Michael Lombardo, Hamilton's town manager, said he will reach out to a third community — he declined to name which town — this week.
"If there's interest, we're going to pursue this," Lombardo said Wednesday. "We have state-of-the-art equipment, so there's no service advantage in going (to the Middleton center). We have the infrastructure, we have the capability, costwise ... We think it's a win-win all around."
The equipment at Hamilton's dispatch center, located at 265 Bay Road, could handle three or four more towns and maintain current costs, or better, Lombardo said.
The Hamilton-Wenham dispatch center currently receives more than $100,000 in state funding each year for having a regional facility.

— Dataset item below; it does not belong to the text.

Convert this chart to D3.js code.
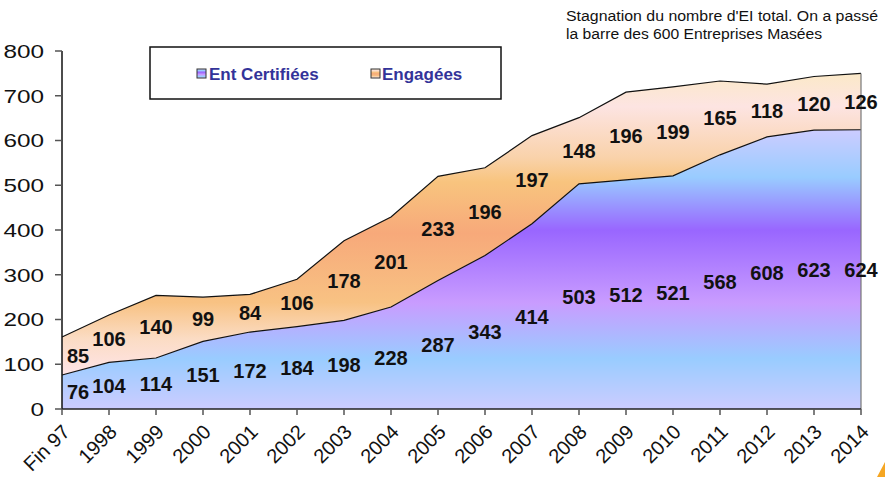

It's not a question of whether Hamilton's dispatch center can handle the additional towns, Lombardo said, but of how.
Charlie Dunne, a telecommunications expert who has worked on Hamilton's dispatch system in the past, will be hired to study the logistics and technical requirements of how calls from Ipswich, and possibly Manchester, could be dispatched from Hamilton.

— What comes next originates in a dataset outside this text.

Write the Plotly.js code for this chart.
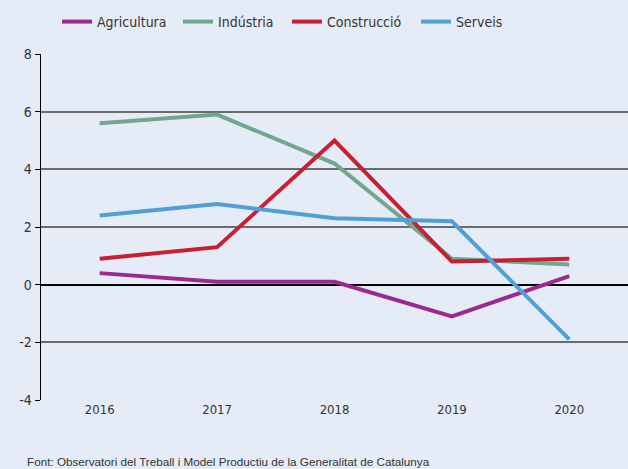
<!DOCTYPE html>
<html><head><meta charset="utf-8">
<script src="https://cdn.plot.ly/plotly-3.0.1.min.js"></script>
<style>body{margin:0;background:#e5ecf7}</style>
</head><body>
<div id="chart" style="width:628px;height:469px"></div>
<script>
const years = ['2016','2017','2018','2019','2020'];
const agricultura = [0.4, 0.1, 0.1, -1.1, 0.3];
const industria = [5.6, 5.9, 4.2, 0.9, 0.7];
const construccio = [0.9, 1.3, 5.0, 0.8, 0.9];
const serveis = [2.4, 2.8, 2.3, 2.2, -1.9];
const yTickVals = [-4,-2,0,2,4,6,8];
const yTickText = ['-4','-2','0','2','4','6','8'];
const names = ['Agricultura','Indústria','Construcció','Serveis'];
const colors = ['#9a2a90','#72a68e','#c81f32','#519fd5'];
const series = [agricultura, industria, construccio, serveis];
const font = 'DejaVu Sans Condensed, Liberation Sans Narrow, sans-serif';
const legendIds = ['legend','legend2','legend3','legend4'];
const legendX = [57, 178, 287, 416];
const traces = series.map((s,i)=>({x:years,y:s,name:names[i],type:'scatter',mode:'lines',
  legend:legendIds[i],line:{color:colors[i],width:4}}));
const layout = {
  width:628,height:469,
  paper_bgcolor:'#e5ecf7',plot_bgcolor:'#e5ecf7',
  margin:{l:41,r:0,t:54,b:69},
  font:{family:font,size:13,color:'#333'},
  showlegend:true,
  xaxis:{type:'category',range:[-0.5,4.5],showgrid:false,zeroline:false,showline:false,ticks:'',
    tickfont:{family:font,size:13,color:'#333'},fixedrange:true},
  yaxis:{range:[-4,8],tickmode:'array',tickvals:yTickVals,ticktext:yTickText,showgrid:true,gridcolor:'#6b6b6b',gridwidth:2,
    zeroline:true,zerolinecolor:'#000',zerolinewidth:2,showline:true,linecolor:'#000',linewidth:1.5,
    ticks:'outside',ticklen:5,tickcolor:'#000',tickwidth:1,
    tickfont:{family:font,size:14,color:'#333'},fixedrange:true},
  annotations:[{text:'Font: Observatori del Treball i Model Productiu de la Generalitat de Catalunya',
    xref:'paper',yref:'paper',x:(25-41)/587,y:-(461-400)/346,xanchor:'left',yanchor:'middle',showarrow:false,
    font:{family:'Liberation Sans, Arial, sans-serif',size:11.7,color:'#333'}}]
};
legendIds.forEach((id,i)=>{
  layout[id] = {orientation:'h',x:legendX[i]/628,xref:'container',xanchor:'left',y:1-22/469,yref:'container',yanchor:'middle',
    font:{family:font,size:14,color:'#333'},bgcolor:'rgba(0,0,0,0)',itemwidth:30};
});
Plotly.newPlot('chart',traces,layout,{displayModeBar:false,staticPlot:true});
</script>
</body></html>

Dunne "knows our system inside and out," Lombardo said.
The study will cost a maximum of $2,500 for each town, and Lombardo estimated it will take six to eight weeks to complete.
Both Ipswich and Hamilton selectmen discussed the idea of shared dispatching at separate meetings on Feb. 6. Manchester is not as far along in the process and is still considering whether to join the feasibility study.
"This is something that I do, conceptually, support," said Thomas Younger, Ipswich's interim town manager. "This study will help us make the determination on whether or not we would go forward with the project ... Part of the benefit we (would) have is Hamilton has a relatively new public safety center and excellent dispatch center."
For years, Ipswich town leaders have discussed the need for new public safety facilities, for both the Police and Fire departments. If Ipswich were to share dispatching functions with Hamilton, it would not necessarily mean there is not still a need for a new police station, Younger said.
Ipswich police Chief Paul Nikas said his department has four full-time and two part-time dispatchers. The dispatch budget totals roughly $240,000, including all expenses, he said.
"I am in favor of studying the feasibility of the merger and ferreting out any potential pitfalls," Nikas said in an email to The Salem News. "At first look, this could be a good fit for Ipswich and Hamilton since we are neighbors and local control will be maintained, the radio traffic for emergency services will not be overburdened with the combination of the two towns and local familiarity can be maintained by dispatchers."
Regional ideas should only be considered if they improve public safety services, Nikas said.
"Saving money at the expense of public safety is not something I can support on any level," he said.
On Monday, Anne Marie Cullen, chief dispatcher at the Hamilton-Wenham center, told Hamilton selectmen the facility currently has the capacity to take on eight more frequencies.
Currently, a single dispatcher handles emergency calls from Hamilton and Wenham in Hamilton's police station, which opened in the spring of 2007. All of the center's dispatchers are employees of the town of Hamilton.
"We have a regional center," Lombardo said. "If there are town administrators and town managers out there that are thinking about this (sharing dispatching), we would love to hear from them. I think it holds real possibilities."